Unlike a small appliance that squeezes juice out from a pouch or a vending machine that sells stuff (looking at you, Juicero and Bodega), vegan mayonnaise actually has a distinct value proposition, a quality that sets it apart from its yolk-rich, emulsified step-cousin. It’s odd, then, that a key moment in vegan-mayo startup Hampton Creek’s trajectory was to stop using “vegan” in describing their products. At The Atlantic, Bianca Bosker charts co-founder and CEO Josh Tetrick’s transition from outspoken animal-rights rabble-rouser to a Silicon Valley executive fluent in the complementary discourses of wellness, environmental consciousness, and instant gratification.
Though he said he still believes “every single word” of his past entreaties, Tetrick has largely sanitized his public remarks of references to animal abuse since finding that they fell flat with the broad group of retailers and shoppers he hopes to attract. He now hews closer to lines such as “We’ve made it really easy for good people to do the wrong things.” Though Tetrick has been a vegan for the past seven years, he discourages his marketing team from using the word vegan to describe Just products. The term, he says, evokes arrogance and wealth and suggests food that “tastes like crap.” Instead he promises customers a bright future where they can eat better, be healthy, and save the environment without spending more, sacrificing pleasure, or inconveniencing themselves. “A cookie can change the world,” Hampton Creek has asserted in its marketing materials.

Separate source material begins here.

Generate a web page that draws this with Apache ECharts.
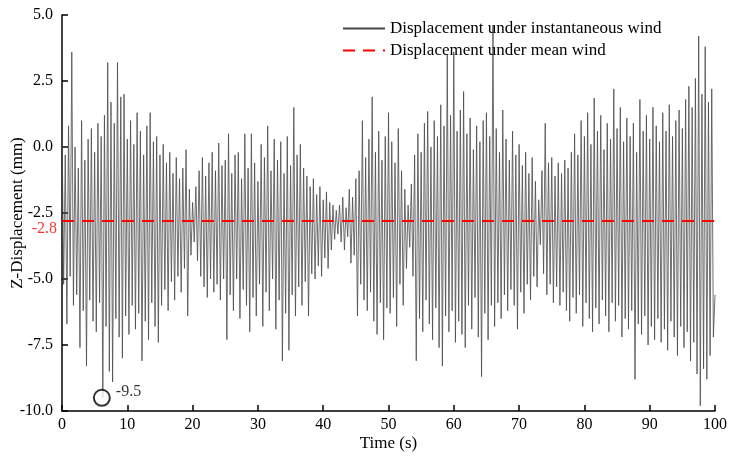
<!DOCTYPE html>
<html>
<head>
<meta charset="utf-8">
<script src="https://cdn.jsdelivr.net/npm/echarts@6.0.0/dist/echarts.min.js"></script>
<style>
  html, body { margin: 0; padding: 0; background: #fff; }
  #chart { width: 732px; height: 458px; }
</style>
</head>
<body>
<div id="chart"></div>
<script>
// 位移时程 (mm)，每 0.25 s 一个点，峰/谷交替
const segA = [ // 0 - 24.75 s
  1.1, -5.2, -0.3, -6.7, 0.8, -4.9, 3.6, -6.0, 0.0, -5.6,
  -0.8, -7.6, 1.0, -6.2, -0.5, -8.3, 0.3, -5.8, 0.7, -6.6,
  -0.2, -7.0, 0.9, -5.9, 0.4, -9.5, 1.2, -6.8, 3.2, -8.5,
  1.7, -8.9, 0.9, -6.5, 3.2, -7.2, 1.9, -8.0, 2.0, -6.4,
  0.3, -7.1, 1.0, -6.0, 0.1, -6.9, 1.3, -6.3, 0.6, -8.1,
  -0.3, -6.6, 0.8, -7.3, 1.3, -5.9, 0.2, -6.8, 0.4, -7.4,
  -0.3, -6.0, 0.1, -5.4, -0.6, -6.2, -0.2, -5.1, -1.0, -5.8,
  -0.4, -4.9, -1.2, -5.5, -0.8, -4.6, -0.1, -6.4, -1.6, -4.1,
  -2.1, -3.6, -1.5, -4.3, -0.9, -4.9, -0.4, -5.3, -1.1, -5.7,
  -0.6, -5.0, -0.2, -5.5, -0.9, -5.2, 0.15, -5.8, -0.7, -5.0
];
const segB = [ // 25 - 49.75 s
  -0.5, -7.3, 0.5, -5.6, -1.0, -6.2, -0.3, -5.0, -0.2, -6.5,
  -1.2, -5.4, 0.5, -6.0, -0.8, -7.0, 0.5, -5.7, -0.6, -6.4,
  -1.3, -5.2, 0.1, -6.8, -0.4, -5.5, 0.8, -6.2, -0.9, -5.0,
  0.3, -6.9, -0.5, -5.8, 0.2, -8.1, -1.0, -6.3, 0.4, -7.7,
  -0.7, -5.6, 1.5, -6.4, -0.3, -5.3, 0.1, -6.0, -0.8, -5.1,
  -1.1, -6.4, -1.5, -4.8, -1.2, -5.0, -1.8, -4.5, -1.5, -4.9,
  -2.0, -4.2, -1.7, -4.6, -2.1, -3.9, -2.2, -3.5, -2.4, -3.3,
  -2.2, -3.6, -1.9, -3.9, -2.3, -3.4, -1.6, -4.4, -1.9, -4.1,
  -1.2, -6.4, -0.9, -5.2, 1.0, -5.8, -0.4, -6.2, 0.3, -5.5,
  1.9, -6.6, -0.2, -7.1, 0.6, -5.9, -0.5, -7.3, 0.4, -6.1
];
const segC = [ // 50 - 74.75 s
  1.3, -6.3, 0.2, -5.7, -0.6, -6.8, 0.7, -5.2, -0.9, -6.0,
  -1.6, -4.6, -2.2, -3.8, -1.4, -4.9, -0.3, -8.1, 0.5, -6.5,
  -0.2, -7.0, 0.9, -5.8, 1.35, -6.7, 0.0, -7.3, 1.0, -6.1,
  0.4, -7.6, 1.6, -8.3, 0.8, -6.4, 3.5, -7.0, 1.2, -6.2,
  3.6, -7.4, 0.6, -6.6, 1.4, -7.1, 2.1, -7.6, 0.5, -6.0,
  1.1, -6.9, -0.1, -5.7, 0.8, -7.2, 0.2, -8.7, 1.0, -6.3,
  1.3, -7.3, 0.4, -6.0, 4.6, -6.8, 0.7, -5.9, -0.2, -6.5,
  1.4, -5.6, 0.3, -6.2, -0.5, -5.4, 0.6, -6.0, -0.3, -6.9,
  0.1, -5.5, -0.7, -6.3, -0.2, -5.2, -1.0, -5.8, -0.4, -4.9,
  -1.3, -5.3, -2.0, -3.7, -0.9, -4.8, 0.9, -5.6, -0.6, -5.2
];
const segD = [ // 75 - 100 s
  -0.4, -5.9, -1.1, -5.3, -0.6, -6.0, -1.0, -5.5, -0.5, -6.2,
  -0.8, -6.6, -0.2, -5.7, 0.5, -6.3, -0.3, -5.6, 1.0, -6.8,
  0.4, -5.9, 1.3, -6.5, 0.1, -7.0, 1.85, -6.1, 0.6, -6.7,
  1.2, -5.8, -0.1, -6.4, 0.9, -7.0, 0.3, -5.9, 2.2, -6.6,
  0.7, -6.0, 1.5, -7.2, 0.2, -6.5, 1.1, -6.9, 0.4, -6.2,
  0.9, -8.8, -0.2, -6.7, 1.8, -7.1, 0.6, -6.4, 1.2, -7.5,
  0.3, -6.8, 1.5, -7.3, 0.8, -6.5, 0.2, -7.4, 1.3, -6.9,
  0.6, -7.7, 1.6, -6.6, 0.4, -7.2, 1.0, -7.9, 1.4, -6.8,
  0.7, -7.6, 1.8, -7.0, 2.3, -8.1, 1.5, -7.4, 2.6, -8.6,
  4.2, -9.8, 2.0, -8.4, 3.8, -8.8, 1.7, -7.9, 2.2, -7.2,
  -5.6
];
const timeStep = 0.25;
const meanValue = -2.8;
const minPoint = [6.1, -9.5];
const xTicks = [0, 100, 10];
const yTicks = [-10, 5, 2.5];

const values = segA.concat(segB, segC, segD);
const instData = values.map((v, i) => [i * timeStep, v]);
const meanData = [[0, meanValue], [100, meanValue]];

const font = 'Liberation Serif';
const chart = echarts.init(document.getElementById('chart'));

chart.setOption({
  animation: false,
  grid: { left: 62, right: 17, top: 15, bottom: 47, outerBoundsMode: 'none' },
  legend: {
    data: ['Displacement under instantaneous wind', 'Displacement under mean wind'],
    orient: 'vertical',
    left: 337,
    top: 15,
    itemWidth: 42,
    itemHeight: 14,
    itemGap: 5,
    itemStyle: { opacity: 0 },
    textStyle: { fontFamily: font, fontSize: 17, color: '#000' }
  },
  xAxis: {
    type: 'value',
    min: xTicks[0], max: xTicks[1], interval: xTicks[2],
    name: 'Time (s)',
    nameLocation: 'middle',
    nameGap: 24,
    nameMoveOverlap: false,
    nameTextStyle: { fontFamily: font, fontSize: 17, color: '#000' },
    axisLine: { onZero: false, lineStyle: { color: '#000', width: 1.5 } },
    axisTick: { inside: true, length: 6, lineStyle: { color: '#000', width: 1.5 } },
    axisLabel: { fontFamily: font, fontSize: 16, color: '#000', margin: 6 },
    splitLine: { show: false }
  },
  yAxis: {
    type: 'value',
    min: yTicks[0], max: yTicks[1], interval: yTicks[2],
    name: 'Z-Displacement (mm)',
    nameLocation: 'middle',
    nameGap: 36,
    nameMoveOverlap: false,
    nameTextStyle: { fontFamily: font, fontSize: 17, color: '#000' },
    axisLine: { show: true, onZero: false, lineStyle: { color: '#000', width: 1.5 } },
    axisTick: { show: true, inside: true, length: 6, lineStyle: { color: '#000', width: 1.5 } },
    axisLabel: {
      fontFamily: font, fontSize: 16, color: '#000', margin: 9,
      formatter: v => v.toFixed(1)
    },
    splitLine: { show: false }
  },
  series: [
    {
      name: 'Displacement under instantaneous wind',
      type: 'line',
      data: instData,
      symbol: 'none',
      lineStyle: { color: '#4a4a4a', width: 0.8 },
      itemStyle: { color: '#4a4a4a' },
      z: 2
    },
    {
      name: 'Displacement under mean wind',
      type: 'line',
      data: meanData,
      symbol: 'none',
      lineStyle: { color: '#ff0000', width: 2, type: [12, 8] },
      itemStyle: { color: '#ff0000' },
      z: 3
    },
    {
      name: 'meanLabel',
      type: 'scatter',
      data: [[0, meanValue]],
      symbolSize: 0,
      silent: true,
      label: {
        show: true,
        position: 'left',
        distance: 5,
        offset: [0, 8],
        formatter: meanValue.toFixed(1),
        fontFamily: font,
        fontSize: 16,
        color: '#ff0000'
      },
      z: 4
    },
    {
      name: 'min',
      type: 'scatter',
      data: [minPoint],
      symbol: 'emptyCircle',
      symbolSize: 16,
      silent: true,
      itemStyle: { color: '#000', borderColor: '#000', borderWidth: 1.2 },
      label: {
        show: true,
        position: 'right',
        formatter: minPoint[1].toFixed(1),
        fontFamily: font,
        fontSize: 16,
        color: '#000',
        offset: [0, -6]
      },
      z: 4
    }
  ]
});
</script>
</body>
</html>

The message is a rallying cry for a particular kind of revolution. Tetrick launched Hampton Creek in an era when investors were reaching beyond traditional tech companies, and businesses that might otherwise have been merely, say, specialty-food purveyors could leverage software—and grand mission statements tapping into Silicon Valley’s do-gooder ethos—to cast themselves as paradigm-breaking forces. Venture capitalists have poured money into start-ups aiming to disrupt everything from lingerie to luggage to lipstick, with less emphasis on the product than on the scope of the ambition and the promise of tech-enabled efficiencies. Hampton Creek offered idealism that could scale.